Focus funding on strong firms -- CRO
Published 24/05/2011 | 05:00
Banks should focus on saving strong businesses instead of indulging in the 'slow death' of non-viable companies, the head of the Credit Review Office (CRO) said yesterday.
CRO boss John Trethowan said the two pillar banks, AIB and BoI, were subjecting some customers with little hope of future viability to a 'slow death' when they should use their capital to save "good" SMEs.
He warned businesses to present viable business plans if they were to have their credit applications accepted, adding that a cheaper form of examinership, debt write-offs or debt-for-equity swaps needed to be considered by the Government.
"It's too simplistic to demand the banks lend more as this takes no account of the viability of some SMEs. The banks have to avoid further lending losses which are unacceptable to the public who have suffered enough to date," he said.
The report came as a CSO survey showed bank lending to business has fallen 40pc since 2007. NCB Stockbrokers' Brian Devine, however, warned against forcing the banks to loosen their lending standards.
"More debt for an overleveraged firm does not solve the problem," he said.
In the first full year report from the CRO, Mr Trethowan said his office had dealt with 76 formal applications.
Of the 45 reviews that have been completed, the CRO overturned bank decisions to refuse applications 23 times.

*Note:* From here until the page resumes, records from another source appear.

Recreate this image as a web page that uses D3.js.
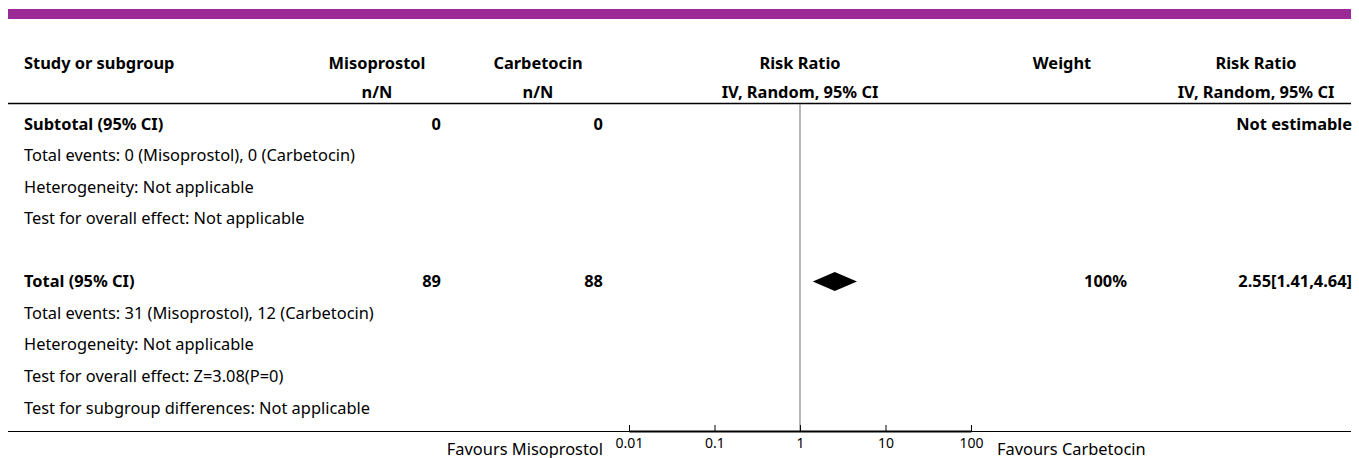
<!DOCTYPE html>
<html><head><meta charset="utf-8">
<script src="https://cdn.jsdelivr.net/npm/d3@7"></script>
<style>
body{margin:0;background:#fff;}
svg text{font-family:"Noto Sans",sans-serif;fill:#000;}
</style></head>
<body>
<svg id="chart" width="1359" height="458"></svg>
<script>
// ---- data ----
const rowLabels = [
  "Subtotal (95% CI)",
  "Total events: 0 (Misoprostol), 0 (Carbetocin)",
  "Heterogeneity: Not applicable",
  "Test for overall effect: Not applicable",
  "",
  "Total (95% CI)",
  "Total events: 31 (Misoprostol), 12 (Carbetocin)",
  "Heterogeneity: Not applicable",
  "Test for overall effect: Z=3.08(P=0)",
  "Test for subgroup differences: Not applicable"
];
const rowBold = [true,false,false,false,false,true,false,false,false,false];
const misoprostolN = ["0","","","","","89","","","",""];
const carbetocinN  = ["0","","","","","88","","","",""];
const weights      = ["","","","","","100%","","","",""];
const rrText       = ["Not estimable","","","","","2.55[1.41,4.64]","","","",""];
// pooled estimate: [estimate, lower, upper], row index
const pooled = {row:5, est:2.55, lo:1.41, hi:4.64};
const tickValues = [0.01, 0.1, 1, 10, 100];
const tickLabels = ["0.01","0.1","1","10","100"];
const favoursLeft = "Favours Misoprostol";
const favoursRight = "Favours Carbetocin";

// ---- layout ----
const svg = d3.select("#chart");
const fs = 16.4;
const x = d3.scaleLog().domain([0.01, 100]).range([629, 971]);
const rowY = d3.scaleLinear().domain([0, 9]).range([129.5, 413.5]);
const axisY = 431;

// purple banner
svg.append("rect").attr("x", 8).attr("y", 9).attr("width", 1343).attr("height", 10).attr("fill", "#9c2a96");

// headers
const hdr1 = 68.5, hdr2 = 97.5;
const head = svg.append("g").style("font-weight", "bold").style("font-size", fs + "px");
head.append("text").attr("x", 24).attr("y", hdr1).text("Study or subgroup");
const centers = [
  {x:377, a:"Misoprostol", b:"n/N"},
  {x:538, a:"Carbetocin", b:"n/N"},
  {x:800, a:"Risk Ratio", b:"IV, Random, 95% CI"},
  {x:1062, a:"Weight", b:""},
  {x:1256, a:"Risk Ratio", b:"IV, Random, 95% CI"}
];
centers.forEach(c => {
  head.append("text").attr("x", c.x).attr("y", hdr1).attr("text-anchor", "middle").text(c.a);
  head.append("text").attr("x", c.x).attr("y", hdr2).attr("text-anchor", "middle").text(c.b);
});
svg.append("line").attr("x1", 8).attr("x2", 1351).attr("y1", 103.5).attr("y2", 103.5)
  .attr("stroke", "#000").attr("stroke-width", 1.5);

// reference line at 1
svg.append("line").attr("x1", x(1)).attr("x2", x(1)).attr("y1", 104).attr("y2", axisY)
  .attr("stroke", "#888").attr("stroke-width", 1.2);

// rows
const body = svg.append("g").style("font-size", fs + "px");
rowLabels.forEach((lab, i) => {
  const y = rowY(i);
  const w = rowBold[i] ? "bold" : "normal";
  body.append("text").attr("x", 24).attr("y", y).style("font-weight", w).text(lab);
  body.append("text").attr("x", 441).attr("y", y).attr("text-anchor", "end").style("font-weight", "bold").text(misoprostolN[i]);
  body.append("text").attr("x", 603).attr("y", y).attr("text-anchor", "end").style("font-weight", "bold").text(carbetocinN[i]);
  body.append("text").attr("x", 1127).attr("y", y).attr("text-anchor", "end").style("font-weight", "bold").text(weights[i]);
  body.append("text").attr("x", 1352).attr("y", y).attr("text-anchor", "end").style("font-weight", "bold").text(rrText[i]);
});

// pooled diamond
const dy = 281.5, dh = 9.5;
svg.append("path")
  .attr("d", `M${x(pooled.lo)},${dy} L${x(pooled.est)},${dy-dh} L${x(pooled.hi)},${dy} L${x(pooled.est)},${dy+dh} Z`)
  .attr("fill", "#000");

// bottom line
svg.append("line").attr("x1", 8).attr("x2", 1351).attr("y1", axisY + 0.5).attr("y2", axisY + 0.5)
  .attr("stroke", "#000").attr("stroke-width", 1);

// axis
const axis = d3.axisBottom(x).tickValues(tickValues).tickFormat((d, i) => tickLabels[i])
  .tickSizeInner(-6).tickSizeOuter(0).tickPadding(7);
const ag = svg.append("g").attr("transform", `translate(0,${axisY})`).call(axis);
ag.attr("font-size", 14).attr("font-family", "'Noto Sans',sans-serif");
ag.select(".domain").attr("stroke", "#000").attr("stroke-width", 2);
ag.selectAll(".tick line").attr("stroke", "#000");
ag.selectAll(".tick text").style("font-size", "14px").attr("fill", "#333");

svg.append("text").attr("x", 603).attr("y", 454.5).attr("text-anchor", "end").style("font-size", "16.4px").text(favoursLeft);
svg.append("text").attr("x", 997).attr("y", 454.5).style("font-size", "16.4px").text(favoursRight);
</script>
</body></html>
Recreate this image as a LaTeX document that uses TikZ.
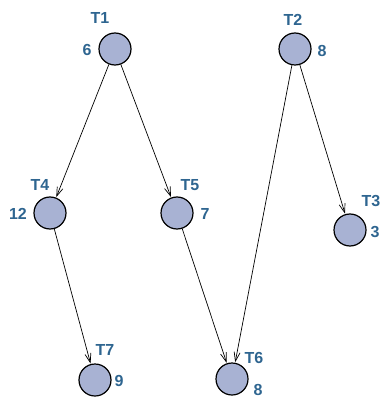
\documentclass[tikz,border=0pt]{standalone}
\usepackage{fontspec}
\setmainfont{Liberation Sans}
\usetikzlibrary{arrows.meta}
\definecolor{nodefill}{HTML}{A8B2D3}
\definecolor{lblcol}{HTML}{2E6590}
\tikzset{
  task/.style={circle, draw=black, fill=nodefill, line width=1.2pt, minimum size=32pt, inner sep=0pt},
  lbl/.style={text=lblcol, font=\fontsize{16}{18}\selectfont\bfseries, inner sep=0pt},
  dep/.style={-{Straight Barb[length=9pt,width=6pt]}, line width=0.7pt, shorten >=0.5pt}
}
\begin{document}
\begin{tikzpicture}[x=1pt,y=-1pt]
\useasboundingbox (0,0) rectangle (383,398);
\node[task] (t1) at (115,49) {};
\node[task] (t2) at (295,49) {};
\node[task] (t3) at (350,230) {};
\node[task] (t4) at (50,213) {};
\node[task] (t5) at (177,213) {};
\node[task] (t6) at (232,379) {};
\node[task] (t7) at (95,380) {};
\node[lbl] (l1) at (100,18) {T1};
\node[lbl] (w1) at (87,50) {6};
\node[lbl] (l2) at (293,20) {T2};
\node[lbl] (w2) at (322,51) {8};
\node[lbl] (l3) at (371,201) {T3};
\node[lbl] (w3) at (375,232) {3};
\node[lbl] (l4) at (40,185) {T4};
\node[lbl] (w4) at (18,214) {12};
\node[lbl] (l5) at (190,185) {T5};
\node[lbl] (w5) at (205,214) {7};
\node[lbl] (l6) at (254,358) {T6};
\node[lbl] (w6) at (258,390) {8};
\node[lbl] (l7) at (105,350) {T7};
\node[lbl] (w7) at (119,381) {9};
\draw[dep] (t1) -- (t4);
\draw[dep] (t1) -- (t5);
\draw[dep] (t2) -- (t6);
\draw[dep] (t2) -- (t3);
\draw[dep] (t4) -- (t7);
\draw[dep] (t5) -- (t6);
\end{tikzpicture}
\end{document}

The banks are "on track" to meet their SME lending target of €6bn each over two years. The two banks lent a combined €8bn to small firms last year, although that includes restructuring of current facilities, so it was not all new lending.
Mr Trethowan said many challenged SMEs were technically insolvent. Debt-for-equity swaps or debt write-offs and restructuring would have to be considered, he said.
His office needs to handle credit requests of more than the current €250,000 limit and to cover other lenders. The CRO already deals informally with Ulster Bank, while Bank of Scotland (Ireland)'s decision to pull out has caused huge problems for the hospitality sector.